A gui for developing node.js applications.

Downloads

20

Readme

Provides a web based GUI for developing node.js applications. Includes a full featured code editor with integrated debugging.

Installation and Usage

npm install -g devgui
cd <node app directory>
devgui

This will start a web server on port 3131. You can access it by pointing your browser to: http://localhost:3131.

You can specify a different port using -p PORT flag.

devgui -p 1234

By default the server will only listen to localhost. To listen to a different IP or hostname, use the -l HOSTNAME flag. If you want to listen to all IP's:

devgui -l 0.0.0.0

If you are listening to all IPs it is adviced to add authentication to the IDE. You can either do this by adding a reverse proxy in front of the service, or use the built in basic authentication through the --username and --password flags.

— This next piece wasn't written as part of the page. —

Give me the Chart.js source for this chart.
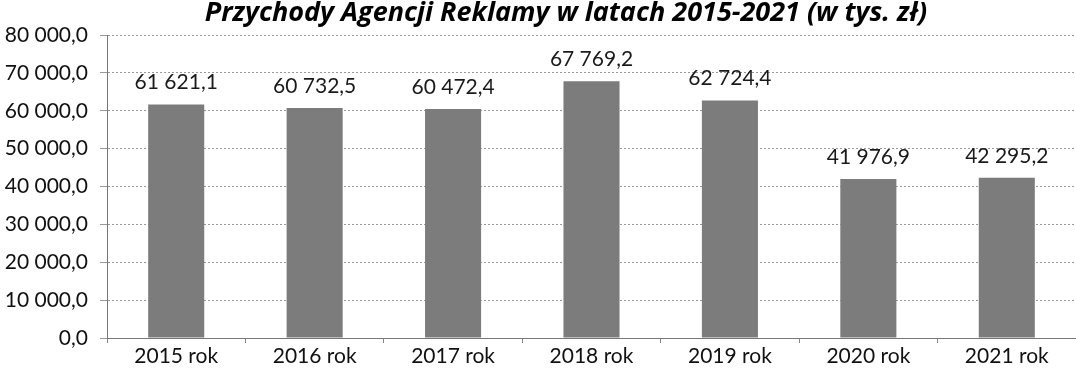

devgui --username SOMEUSER --password SOMEPW

You may also specify the directory that contains your node.js application using the workspace, -w DIRECTORY, flag. By default devgui assumes your project is in the current working directory when the devgui command was run.

devgui -w ~/git/myproject

Status and Goals

This version of devgui is based on on a fork of https://github.com/ajaxorg/cloud9 with a few quick and dirty bug fixes applied. It works well enough to be used for serious node.js application development, but...

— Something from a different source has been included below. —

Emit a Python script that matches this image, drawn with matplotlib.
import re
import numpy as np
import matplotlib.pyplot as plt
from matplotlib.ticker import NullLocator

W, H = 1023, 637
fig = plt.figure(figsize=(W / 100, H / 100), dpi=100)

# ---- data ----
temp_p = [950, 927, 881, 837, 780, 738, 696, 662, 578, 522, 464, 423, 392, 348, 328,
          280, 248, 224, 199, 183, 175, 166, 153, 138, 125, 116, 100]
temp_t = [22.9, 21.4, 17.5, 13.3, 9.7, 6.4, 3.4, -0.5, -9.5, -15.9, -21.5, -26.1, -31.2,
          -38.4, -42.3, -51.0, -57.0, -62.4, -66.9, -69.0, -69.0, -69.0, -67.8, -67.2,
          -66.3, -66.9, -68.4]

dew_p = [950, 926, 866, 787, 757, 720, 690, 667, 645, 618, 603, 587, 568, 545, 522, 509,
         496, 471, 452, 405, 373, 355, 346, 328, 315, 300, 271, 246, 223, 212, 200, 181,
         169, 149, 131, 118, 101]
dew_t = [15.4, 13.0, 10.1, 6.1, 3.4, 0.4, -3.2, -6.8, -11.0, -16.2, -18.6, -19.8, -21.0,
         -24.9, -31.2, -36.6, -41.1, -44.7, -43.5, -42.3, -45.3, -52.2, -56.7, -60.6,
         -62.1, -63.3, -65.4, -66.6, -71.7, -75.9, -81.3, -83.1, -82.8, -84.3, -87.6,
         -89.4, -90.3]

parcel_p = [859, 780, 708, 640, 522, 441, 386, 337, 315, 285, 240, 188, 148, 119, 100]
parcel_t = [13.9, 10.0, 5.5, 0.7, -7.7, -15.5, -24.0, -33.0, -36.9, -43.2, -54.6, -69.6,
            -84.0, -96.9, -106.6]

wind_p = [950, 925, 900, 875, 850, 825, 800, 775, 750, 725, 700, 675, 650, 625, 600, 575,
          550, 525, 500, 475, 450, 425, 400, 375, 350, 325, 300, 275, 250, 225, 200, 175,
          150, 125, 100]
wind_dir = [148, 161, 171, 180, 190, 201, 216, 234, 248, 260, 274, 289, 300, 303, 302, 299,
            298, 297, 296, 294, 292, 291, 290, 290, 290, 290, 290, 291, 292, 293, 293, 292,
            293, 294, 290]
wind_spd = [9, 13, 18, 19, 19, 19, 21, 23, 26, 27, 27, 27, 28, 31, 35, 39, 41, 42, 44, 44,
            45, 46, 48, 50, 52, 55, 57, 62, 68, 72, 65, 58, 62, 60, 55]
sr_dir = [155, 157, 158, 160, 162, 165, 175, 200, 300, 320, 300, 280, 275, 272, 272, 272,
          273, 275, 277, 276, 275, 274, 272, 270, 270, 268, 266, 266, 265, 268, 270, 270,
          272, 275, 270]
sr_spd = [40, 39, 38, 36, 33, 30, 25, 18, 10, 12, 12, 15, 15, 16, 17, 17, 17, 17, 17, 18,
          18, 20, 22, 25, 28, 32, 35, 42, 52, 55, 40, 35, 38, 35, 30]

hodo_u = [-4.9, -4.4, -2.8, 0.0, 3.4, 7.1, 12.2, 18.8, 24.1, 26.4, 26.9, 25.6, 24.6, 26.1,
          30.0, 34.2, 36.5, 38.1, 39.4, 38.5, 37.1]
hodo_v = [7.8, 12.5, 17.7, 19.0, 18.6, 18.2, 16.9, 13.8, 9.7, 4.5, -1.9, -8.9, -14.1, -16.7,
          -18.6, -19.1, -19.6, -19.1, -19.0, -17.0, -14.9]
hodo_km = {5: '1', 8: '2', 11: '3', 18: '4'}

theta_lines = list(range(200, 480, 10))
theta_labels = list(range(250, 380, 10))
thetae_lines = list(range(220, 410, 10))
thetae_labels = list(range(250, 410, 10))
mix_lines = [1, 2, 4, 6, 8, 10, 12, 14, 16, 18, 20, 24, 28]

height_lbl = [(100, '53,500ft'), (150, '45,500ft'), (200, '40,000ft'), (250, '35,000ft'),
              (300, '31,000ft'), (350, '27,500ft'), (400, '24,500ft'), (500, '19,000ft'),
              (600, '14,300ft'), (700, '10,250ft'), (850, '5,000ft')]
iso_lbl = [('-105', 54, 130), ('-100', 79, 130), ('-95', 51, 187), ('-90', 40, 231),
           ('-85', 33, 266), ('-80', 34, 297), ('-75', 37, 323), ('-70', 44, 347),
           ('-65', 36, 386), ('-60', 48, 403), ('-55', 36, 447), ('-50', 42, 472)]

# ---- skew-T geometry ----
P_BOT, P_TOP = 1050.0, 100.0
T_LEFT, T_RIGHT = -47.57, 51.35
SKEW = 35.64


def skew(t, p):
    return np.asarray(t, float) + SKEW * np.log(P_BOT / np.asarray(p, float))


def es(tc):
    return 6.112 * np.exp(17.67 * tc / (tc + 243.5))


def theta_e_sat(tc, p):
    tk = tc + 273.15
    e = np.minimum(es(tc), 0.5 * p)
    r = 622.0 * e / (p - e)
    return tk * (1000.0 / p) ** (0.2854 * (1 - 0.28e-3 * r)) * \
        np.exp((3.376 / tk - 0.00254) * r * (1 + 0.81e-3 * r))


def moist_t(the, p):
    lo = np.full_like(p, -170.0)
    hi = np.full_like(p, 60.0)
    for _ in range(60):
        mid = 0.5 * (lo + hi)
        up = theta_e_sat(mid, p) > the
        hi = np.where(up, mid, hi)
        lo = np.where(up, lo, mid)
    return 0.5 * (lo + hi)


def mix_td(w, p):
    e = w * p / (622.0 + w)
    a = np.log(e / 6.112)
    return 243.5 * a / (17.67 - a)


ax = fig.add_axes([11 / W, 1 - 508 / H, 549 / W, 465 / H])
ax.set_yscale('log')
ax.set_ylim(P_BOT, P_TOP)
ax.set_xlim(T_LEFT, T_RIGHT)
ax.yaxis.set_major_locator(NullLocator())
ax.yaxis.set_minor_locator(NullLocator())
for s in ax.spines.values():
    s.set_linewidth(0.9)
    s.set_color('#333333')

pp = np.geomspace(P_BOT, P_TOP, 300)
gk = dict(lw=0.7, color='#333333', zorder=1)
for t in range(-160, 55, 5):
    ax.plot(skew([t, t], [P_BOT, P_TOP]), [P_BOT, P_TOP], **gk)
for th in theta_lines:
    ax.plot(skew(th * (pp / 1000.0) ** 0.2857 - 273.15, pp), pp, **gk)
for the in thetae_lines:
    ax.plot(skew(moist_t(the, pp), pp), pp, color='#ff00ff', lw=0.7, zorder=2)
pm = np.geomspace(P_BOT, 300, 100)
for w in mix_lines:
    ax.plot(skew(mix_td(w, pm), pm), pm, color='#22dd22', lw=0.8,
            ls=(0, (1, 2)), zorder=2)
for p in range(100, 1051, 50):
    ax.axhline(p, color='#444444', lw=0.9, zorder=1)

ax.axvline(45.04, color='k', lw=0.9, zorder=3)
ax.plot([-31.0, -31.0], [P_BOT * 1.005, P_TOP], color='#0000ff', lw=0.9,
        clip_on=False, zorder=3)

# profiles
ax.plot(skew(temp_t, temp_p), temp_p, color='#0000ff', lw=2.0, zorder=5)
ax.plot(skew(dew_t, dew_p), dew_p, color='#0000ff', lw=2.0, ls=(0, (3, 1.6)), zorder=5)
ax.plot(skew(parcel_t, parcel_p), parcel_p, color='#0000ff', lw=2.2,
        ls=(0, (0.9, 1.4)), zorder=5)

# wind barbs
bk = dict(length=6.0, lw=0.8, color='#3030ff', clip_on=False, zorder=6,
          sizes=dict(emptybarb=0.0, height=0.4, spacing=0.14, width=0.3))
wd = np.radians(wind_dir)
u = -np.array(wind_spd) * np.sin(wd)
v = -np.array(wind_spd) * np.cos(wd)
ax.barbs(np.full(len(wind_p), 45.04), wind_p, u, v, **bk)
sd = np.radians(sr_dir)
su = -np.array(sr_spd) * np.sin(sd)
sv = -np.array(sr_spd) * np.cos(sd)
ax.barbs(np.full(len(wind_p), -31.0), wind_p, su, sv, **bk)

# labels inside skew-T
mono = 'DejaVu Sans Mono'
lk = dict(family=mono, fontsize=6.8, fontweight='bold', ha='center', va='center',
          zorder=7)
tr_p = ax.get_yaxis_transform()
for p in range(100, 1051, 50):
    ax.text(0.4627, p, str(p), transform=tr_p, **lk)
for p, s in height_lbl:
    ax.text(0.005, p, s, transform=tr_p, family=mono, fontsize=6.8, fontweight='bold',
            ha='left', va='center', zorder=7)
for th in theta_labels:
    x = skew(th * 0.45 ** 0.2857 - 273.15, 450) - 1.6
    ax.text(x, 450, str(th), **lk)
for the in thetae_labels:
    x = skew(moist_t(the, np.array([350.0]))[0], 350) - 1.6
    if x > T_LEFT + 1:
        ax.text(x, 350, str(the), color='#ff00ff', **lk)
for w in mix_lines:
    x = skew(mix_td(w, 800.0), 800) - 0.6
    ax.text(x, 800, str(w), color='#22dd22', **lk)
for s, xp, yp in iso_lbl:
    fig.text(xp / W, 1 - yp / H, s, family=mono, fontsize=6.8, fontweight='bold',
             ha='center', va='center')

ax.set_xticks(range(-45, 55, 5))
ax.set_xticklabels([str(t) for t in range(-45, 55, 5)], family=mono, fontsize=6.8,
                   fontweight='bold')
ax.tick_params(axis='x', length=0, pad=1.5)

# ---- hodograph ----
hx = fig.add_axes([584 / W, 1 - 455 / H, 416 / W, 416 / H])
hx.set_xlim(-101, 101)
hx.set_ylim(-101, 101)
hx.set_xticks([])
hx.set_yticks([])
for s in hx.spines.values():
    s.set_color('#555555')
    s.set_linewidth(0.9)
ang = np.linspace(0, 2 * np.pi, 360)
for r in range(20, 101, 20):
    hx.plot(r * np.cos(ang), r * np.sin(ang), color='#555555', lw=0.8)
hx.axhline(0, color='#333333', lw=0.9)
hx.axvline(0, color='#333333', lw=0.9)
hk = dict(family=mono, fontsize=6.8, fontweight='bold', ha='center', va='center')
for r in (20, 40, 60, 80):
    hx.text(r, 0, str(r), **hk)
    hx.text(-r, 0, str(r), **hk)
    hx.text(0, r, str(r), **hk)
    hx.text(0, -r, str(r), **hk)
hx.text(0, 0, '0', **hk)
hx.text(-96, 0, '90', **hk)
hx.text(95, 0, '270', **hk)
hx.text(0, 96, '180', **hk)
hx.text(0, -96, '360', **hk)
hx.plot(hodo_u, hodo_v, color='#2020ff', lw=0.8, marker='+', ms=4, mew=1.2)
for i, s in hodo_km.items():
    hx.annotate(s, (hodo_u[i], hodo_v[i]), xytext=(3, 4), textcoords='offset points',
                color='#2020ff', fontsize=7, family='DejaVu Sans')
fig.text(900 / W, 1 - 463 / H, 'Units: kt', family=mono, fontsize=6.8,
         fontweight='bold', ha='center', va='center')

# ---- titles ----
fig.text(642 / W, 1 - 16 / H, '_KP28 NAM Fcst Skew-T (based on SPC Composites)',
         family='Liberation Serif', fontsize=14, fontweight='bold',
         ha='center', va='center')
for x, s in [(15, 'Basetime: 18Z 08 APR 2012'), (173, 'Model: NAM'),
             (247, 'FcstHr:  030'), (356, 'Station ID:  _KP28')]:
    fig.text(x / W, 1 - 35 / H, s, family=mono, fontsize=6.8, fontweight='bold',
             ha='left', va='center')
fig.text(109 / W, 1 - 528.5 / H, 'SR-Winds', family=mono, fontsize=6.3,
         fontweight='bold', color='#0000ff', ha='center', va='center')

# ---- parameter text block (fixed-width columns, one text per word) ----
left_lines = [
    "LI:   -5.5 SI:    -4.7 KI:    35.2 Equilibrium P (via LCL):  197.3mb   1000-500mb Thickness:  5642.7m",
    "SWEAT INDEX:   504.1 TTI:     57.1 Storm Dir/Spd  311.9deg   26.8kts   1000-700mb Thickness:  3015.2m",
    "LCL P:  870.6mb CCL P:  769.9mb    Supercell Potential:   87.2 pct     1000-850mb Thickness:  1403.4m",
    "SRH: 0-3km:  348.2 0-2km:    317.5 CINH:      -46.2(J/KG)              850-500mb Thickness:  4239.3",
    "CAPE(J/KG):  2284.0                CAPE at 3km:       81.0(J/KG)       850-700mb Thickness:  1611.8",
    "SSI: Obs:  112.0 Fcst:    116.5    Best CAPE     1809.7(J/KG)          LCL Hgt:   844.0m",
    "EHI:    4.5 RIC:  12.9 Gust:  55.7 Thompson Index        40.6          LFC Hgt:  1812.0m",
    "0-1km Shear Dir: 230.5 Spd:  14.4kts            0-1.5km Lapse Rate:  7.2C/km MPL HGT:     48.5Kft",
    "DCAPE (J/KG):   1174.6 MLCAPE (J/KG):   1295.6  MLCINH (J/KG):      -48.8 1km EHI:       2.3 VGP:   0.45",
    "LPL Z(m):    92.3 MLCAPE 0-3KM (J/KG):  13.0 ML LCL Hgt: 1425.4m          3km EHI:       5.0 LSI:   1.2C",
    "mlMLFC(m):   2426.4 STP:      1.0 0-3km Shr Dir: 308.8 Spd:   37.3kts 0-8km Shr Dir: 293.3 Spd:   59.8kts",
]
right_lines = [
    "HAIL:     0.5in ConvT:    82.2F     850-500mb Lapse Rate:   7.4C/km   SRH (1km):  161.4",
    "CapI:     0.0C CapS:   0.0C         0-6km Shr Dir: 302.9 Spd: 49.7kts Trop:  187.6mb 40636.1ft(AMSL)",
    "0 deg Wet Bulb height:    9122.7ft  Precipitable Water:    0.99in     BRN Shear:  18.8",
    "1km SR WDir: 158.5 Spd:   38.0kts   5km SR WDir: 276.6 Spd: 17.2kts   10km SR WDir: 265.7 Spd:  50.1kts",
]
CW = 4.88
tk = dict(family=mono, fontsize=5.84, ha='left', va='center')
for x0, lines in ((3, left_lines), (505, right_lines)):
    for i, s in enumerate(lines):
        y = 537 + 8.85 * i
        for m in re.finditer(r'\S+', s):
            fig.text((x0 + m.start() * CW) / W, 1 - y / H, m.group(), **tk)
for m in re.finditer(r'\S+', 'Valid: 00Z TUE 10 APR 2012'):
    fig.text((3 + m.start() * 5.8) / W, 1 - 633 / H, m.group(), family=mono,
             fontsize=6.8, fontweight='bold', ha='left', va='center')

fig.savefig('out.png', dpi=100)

The open source cloud9 codebase and many of it's core dependencies, such as APF (https://github.com/ajaxorg/apf), haven't received much attention recently and have very little community support or documentation. It also hasn't kept up with new releases of other dependencies, such as ACE (https://github.com/ajaxorg/ace), the javescript based editor implemenation it uses. I've also found the code to be bit more complex that would be ideal.

In short, while useful in its current form, devgui isn't the lean, focused, and stable node.js application development tool I want it to be.

My origional intent was to incrementally evlove the code base into that tool, but after some consideration I decided that a clean start, still using ACE, would be a better way to go.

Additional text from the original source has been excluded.